Brunello Cucinelli cotton knit T-shirt, £410
Brunello Cucinelli cotton cable knit cardigan, £1,150
Dressing in earthy colours works at both ends of the smart-to-casual spectrum, with “classic” menswear brands also indulging neutral tones. To Alessio Piastrelli, in the men’s style team at Brunello Cucinelli, a restrained palette conveys the “relaxed elegance” that’s long been the brand’s signature. “For SS23 the key word is ‘nonchalance’,” he says, of the current collection which is built around “light greys, beiges and English white”, for a mix of suiting and sportswear that feels luxurious yet easygoing.
To Dag Granath, one half of contemporary Swedish tailor Saman Amel, dressing in neutrals lends one a welcome sense of discretion. “A person who’s uninterested in clothes should see the way you dress and just feel it looks completely natural. It’s about looking composed as a whole, with no one thing shouting or seeking a compliment,” he says. The co-founder of fellow Swedish brand Rubato, Oliver Dannefalk, adds: “It’s a way to make a statement, without actually making a statement.”
Rubato cotton Officer’s chinos, £220
Loro Piana cashmere and silk Diveria polo shirt, £1,805
Where Saman Amel’s tailoring is minimalistic and unashamedly luxurious – all glossy cashmere jackets and indulgent, sharply cut suits – Rubato’s look is more casual. Both brands eschew strong colours and patterns in favour of fine textures and subtle shifts between jacket, top and trouser. “It’s a misconception that removing loud colours from your wardrobe limits your creativity,” Granath continues. “In reality, it’s easier to experiment when you have a tonal framework. You become more nuanced in your ways of seeing colour and texture.”
There’s another dimension to going tonal. “Beige has been the big neutral colour story of recent years, [driven by] a concern for investing in long-term pieces that will be in your wardrobe for years, not just seasons,” Franklin explains. “People are more concerned than ever about the impact of our purchasing decisions. Neutrals offer a perfect adaptive palette for responsible shoppers and brands.”
“For us, everything starts with presenting fabric in its purest form,” says Agyesh Madan, co-founder of the New York-based Stòffa. “Most un-dyed natural fibres range from beige to brown in colour, so it just makes sense to us to present a harmonious wardrobe rooted in that scheme.” This purist philosophy has led Stòffa to work with sustainable materials. “We’ve developed a fabric with the New Denim Project in Guatemala,” explains Madan’s partner, Nicholas Ragosta. “It has an un-dyed, upcycled cotton warp and uses indigenous brown cotton grown in Guatemala in the weft.” Stòffa is looking to champion more rare, under-utilised varieties in other fabrics too, including indigenous cotton fibres in pink and green.

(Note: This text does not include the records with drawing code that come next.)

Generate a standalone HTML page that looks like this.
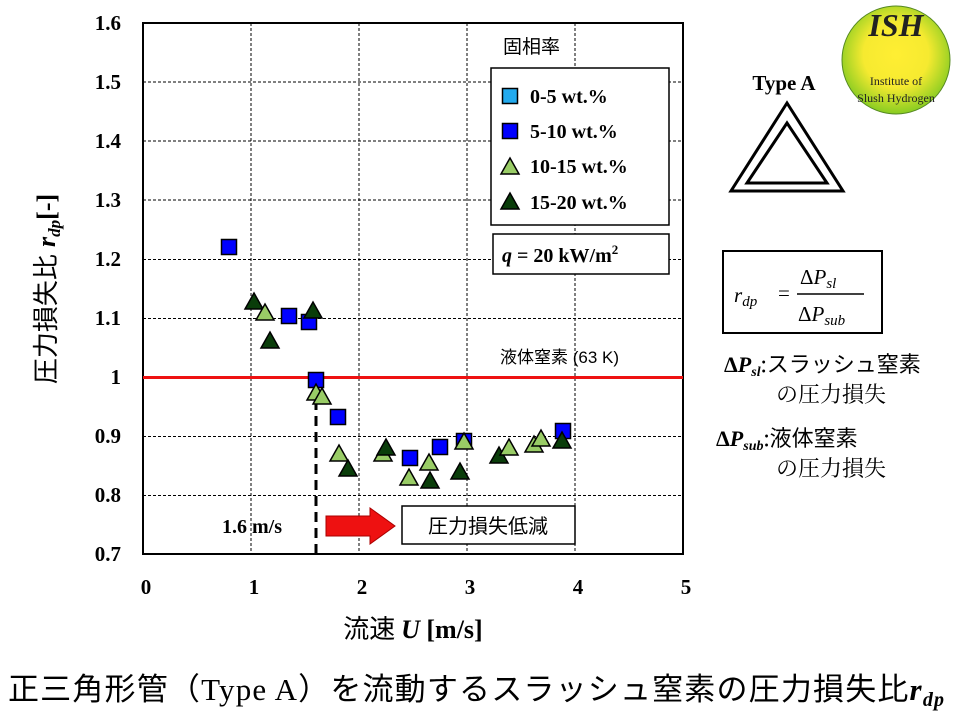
<!DOCTYPE html>
<html><head><meta charset="utf-8"><style>
body{margin:0;background:#fff;width:960px;height:720px;overflow:hidden}
svg text{font-family:"Liberation Serif","Noto Serif CJK SC",serif}
.j{font-family:"Liberation Sans","Noto Sans CJK JP",sans-serif}
</style></head><body>
<svg width="960" height="720" viewBox="0 0 960 720" xmlns="http://www.w3.org/2000/svg">
<defs>
<g id="sq"><rect x="-7.5" y="-7.5" width="15" height="15" fill="#0000ff" stroke="#000" stroke-width="1.5"/></g>
<g id="sqc"><rect x="-7.5" y="-7.5" width="15" height="15" fill="#22aaee" stroke="#000" stroke-width="1.5"/></g>
<g id="dt"><polygon points="0,-9 9,7 -9,7" fill="#0a3d0a" stroke="#000" stroke-width="1.5"/></g>
<g id="lt"><polygon points="0,-9 9,7 -9,7" fill="#99cc66" stroke="#000" stroke-width="1.5"/></g>
<radialGradient id="g" cx="50%" cy="45%" r="55%"><stop offset="0%" stop-color="#ffee33"/><stop offset="55%" stop-color="#f6ea30"/><stop offset="100%" stop-color="#88cc22"/></radialGradient>
</defs>
<g stroke="#000" stroke-width="1" stroke-dasharray="3,2">
<line x1="251" y1="23" x2="251" y2="554"/><line x1="359" y1="23" x2="359" y2="554"/>
<line x1="467" y1="23" x2="467" y2="554"/><line x1="575" y1="23" x2="575" y2="554"/>
<line x1="143" y1="82" x2="683" y2="82"/><line x1="143" y1="141" x2="683" y2="141"/>
<line x1="143" y1="200" x2="683" y2="200"/><line x1="143" y1="259.5" x2="683" y2="259.5"/>
<line x1="143" y1="318.5" x2="683" y2="318.5"/><line x1="143" y1="436.5" x2="683" y2="436.5"/>
<line x1="143" y1="495.5" x2="683" y2="495.5"/>
</g>
<rect x="143" y="23" width="540" height="531" fill="none" stroke="#000" stroke-width="2"/>
<g font-size="21" font-weight="bold" text-anchor="end">
<text x="121" y="30">1.6</text><text x="121" y="89">1.5</text><text x="121" y="148">1.4</text>
<text x="121" y="207">1.3</text><text x="121" y="266">1.2</text><text x="121" y="325">1.1</text>
<text x="121" y="384">1</text><text x="121" y="443">0.9</text><text x="121" y="502">0.8</text>
<text x="121" y="561">0.7</text>
</g>
<g font-size="21" font-weight="bold" text-anchor="middle">
<text x="146" y="594">0</text><text x="254" y="594">1</text><text x="362" y="594">2</text>
<text x="470" y="594">3</text><text x="578" y="594">4</text><text x="686" y="594">5</text>
</g>
<line x1="143" y1="377.5" x2="683" y2="377.5" stroke="#ee1111" stroke-width="3"/>
<text class="j" x="500" y="363" font-size="17">液体窒素 (63 K)</text>
<line x1="316" y1="400" x2="316" y2="554" stroke="#000" stroke-width="3" stroke-dasharray="10,6"/>
<text x="222" y="533" font-size="20" font-weight="bold">1.6 m/s</text>
<polygon points="326,516 370,516 370,508 395,526 370,544 370,536 326,536" fill="#ee1111" stroke="#aa0000"/>
<rect x="402" y="506" width="173" height="38" fill="#fff" stroke="#000" stroke-width="1.5"/>
<text class="j" x="488" y="533" font-size="20" text-anchor="middle">圧力損失低減</text>
<use href="#sq" x="229" y="247"/><use href="#sq" x="289" y="316"/><use href="#sq" x="309" y="322"/>
<use href="#dt" x="254" y="302"/><use href="#lt" x="265" y="313"/><use href="#dt" x="270" y="341"/><use href="#dt" x="313" y="311"/>
<use href="#sq" x="316" y="380"/>
<use href="#lt" x="316" y="393"/><use href="#lt" x="322" y="397"/><use href="#sq" x="338" y="417"/>
<use href="#lt" x="339" y="454"/><use href="#dt" x="348" y="469"/>
<use href="#lt" x="383" y="454"/><use href="#dt" x="386" y="448"/>
<use href="#sq" x="410" y="458"/><use href="#lt" x="409" y="478"/><use href="#lt" x="429" y="463"/><use href="#dt" x="430" y="481"/>
<use href="#sq" x="440" y="447"/><use href="#dt" x="460" y="472"/><use href="#sq" x="464" y="441"/><use href="#lt" x="464" y="442"/>
<use href="#dt" x="499" y="456"/><use href="#lt" x="509" y="448"/>
<use href="#lt" x="534" y="445"/><use href="#lt" x="541" y="439"/>
<use href="#sq" x="563" y="431"/><use href="#dt" x="562" y="441"/>
<text class="j" x="503" y="53" font-size="19">固相率</text>
<rect x="491" y="68" width="178" height="157" fill="#fff" stroke="#000" stroke-width="1.5"/>
<use href="#sqc" x="510" y="96"/><text x="530" y="103" font-size="20" font-weight="bold">0-5 wt.%</text>
<use href="#sq" x="510" y="131"/><text x="530" y="138" font-size="20" font-weight="bold">5-10 wt.%</text>
<use href="#lt" x="510" y="167"/><text x="530" y="173" font-size="20" font-weight="bold">10-15 wt.%</text>
<use href="#dt" x="510" y="202"/><text x="530" y="209" font-size="20" font-weight="bold">15-20 wt.%</text>
<rect x="493" y="234" width="176" height="40" fill="#fff" stroke="#000" stroke-width="1.5"/>
<text x="502" y="262" font-size="20" font-weight="bold"><tspan font-style="italic">q</tspan> = 20 kW/m<tspan dy="-8" font-size="13">2</tspan></text>
<text class="j" transform="translate(55,289) rotate(-90)" font-size="26" text-anchor="middle">圧力損失比 <tspan font-family="Liberation Serif" font-style="italic" font-weight="bold">r</tspan><tspan font-family="Liberation Serif" font-style="italic" font-weight="bold" font-size="17" dy="5">dp</tspan><tspan dy="-5" font-family="Liberation Serif" font-weight="bold">[-]</tspan></text>
<text x="413" y="638" font-size="26" text-anchor="middle"><tspan font-family="Noto Sans CJK JP">流速 </tspan><tspan font-style="italic" font-weight="bold">U</tspan><tspan font-weight="bold"> [m/s]</tspan></text>
<text x="8" y="700" font-size="31" textLength="936" lengthAdjust="spacing"><tspan font-family="Noto Sans CJK JP">正三角形管（</tspan><tspan font-family="Liberation Serif">Type A</tspan><tspan font-family="Noto Sans CJK JP">）を流動するスラッシュ窒素の圧力損失比</tspan><tspan font-style="italic" font-weight="bold">r</tspan><tspan font-style="italic" font-weight="bold" font-size="20" dy="6">dp</tspan></text>
<text x="784" y="90" font-size="21" font-weight="bold" text-anchor="middle">Type A</text>
<polygon points="787,103 843,191 731,191" fill="none" stroke="#000" stroke-width="3"/>
<polygon points="787,123 827,183 747,183" fill="none" stroke="#000" stroke-width="3"/>
<circle cx="896" cy="60" r="54" fill="url(#g)" stroke="#558822"/>
<text x="896" y="36" font-family="Liberation Sans" font-size="32" font-weight="bold" font-style="italic" text-anchor="middle" fill="#222">ISH</text>
<text x="896" y="85" font-family="Liberation Sans" font-size="12" text-anchor="middle" fill="#222">Institute of</text>
<text x="896" y="102" font-family="Liberation Sans" font-size="12" text-anchor="middle" fill="#222">Slush Hydrogen</text>
<rect x="723" y="251" width="159" height="82" fill="#fff" stroke="#000" stroke-width="2"/>
<text x="734" y="302" font-size="21" font-style="italic">r<tspan font-size="15" dy="4">dp</tspan></text>
<text x="778" y="300" font-size="21">=</text>
<line x1="797" y1="294" x2="864" y2="294" stroke="#000" stroke-width="1.5"/>
<text x="800" y="284" font-size="21">Δ<tspan font-style="italic">P</tspan><tspan font-style="italic" font-size="15" dy="4">sl</tspan></text>
<text x="798" y="321" font-size="21">Δ<tspan font-style="italic">P</tspan><tspan font-style="italic" font-size="15" dy="4">sub</tspan></text>
<text x="724" y="372" font-size="22" font-weight="bold">Δ<tspan font-style="italic">P</tspan><tspan font-style="italic" font-size="14" dy="4">sl</tspan><tspan dy="-4" font-weight="normal" font-family="Noto Sans CJK JP">:スラッシュ窒素</tspan></text>
<text x="776" y="402" font-size="22" font-family="Noto Sans CJK JP">の圧力損失</text>
<text x="716" y="446" font-size="22" font-weight="bold">Δ<tspan font-style="italic">P</tspan><tspan font-style="italic" font-size="14" dy="4">sub</tspan><tspan dy="-4" font-weight="normal" font-family="Noto Sans CJK JP">:液体窒素</tspan></text>
<text x="776" y="476" font-size="22" font-family="Noto Sans CJK JP">の圧力損失</text>
</svg>
</body></html>
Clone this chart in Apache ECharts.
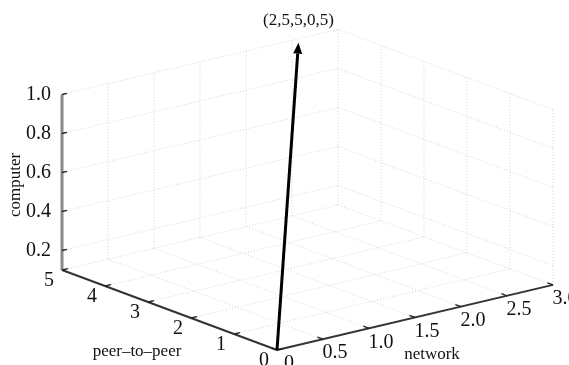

Officine Générale’s founder and creative director, Pierre Mahéo, thinks colour should reflect the functionality of a garment. “The colours I wear have to serve a purpose – they should be restrained, comfortable and useful,” he says. This philosophy makes itself clear in the brand’s SS23 collection, in which chocolate cotton poplin suits rub shoulders with tobacco chore coats, beige macs and breezy trousers in soft white and sandy-beige. “We mix a lot of tailored pants with nylon bombers, with sweat jackets [hoodies] or denim jackets. Likewise, I enjoy breaking up suits; to bring a bit of tailoring into a casual silhouette.”
There’s an old cliché that says beige is a boring colour, but Mahéo is adamant it’s not. “Look at Marcello Mastroianni in his beige suit and try to tell me it’s boring. Beige is anything but – and it’s perfect in spring and summer. You can use it as a foundation to pastel colours, to light blue, light pink – or just wear a beige suit with a white T-shirt. It always looks beautiful.”
Franklin thinks neutrals are here to stay beyond this season. “Be prepared to hear the word ‘greige’ a lot.” This may not be the most exciting movement to happen in fashion in recent years, but it does speak to quiet sophistication. In any other context, describing someone as “beige” would be less than flattering. If I were to be identified by my neutral wardrobe now, though, I’d take it as quite the compliment.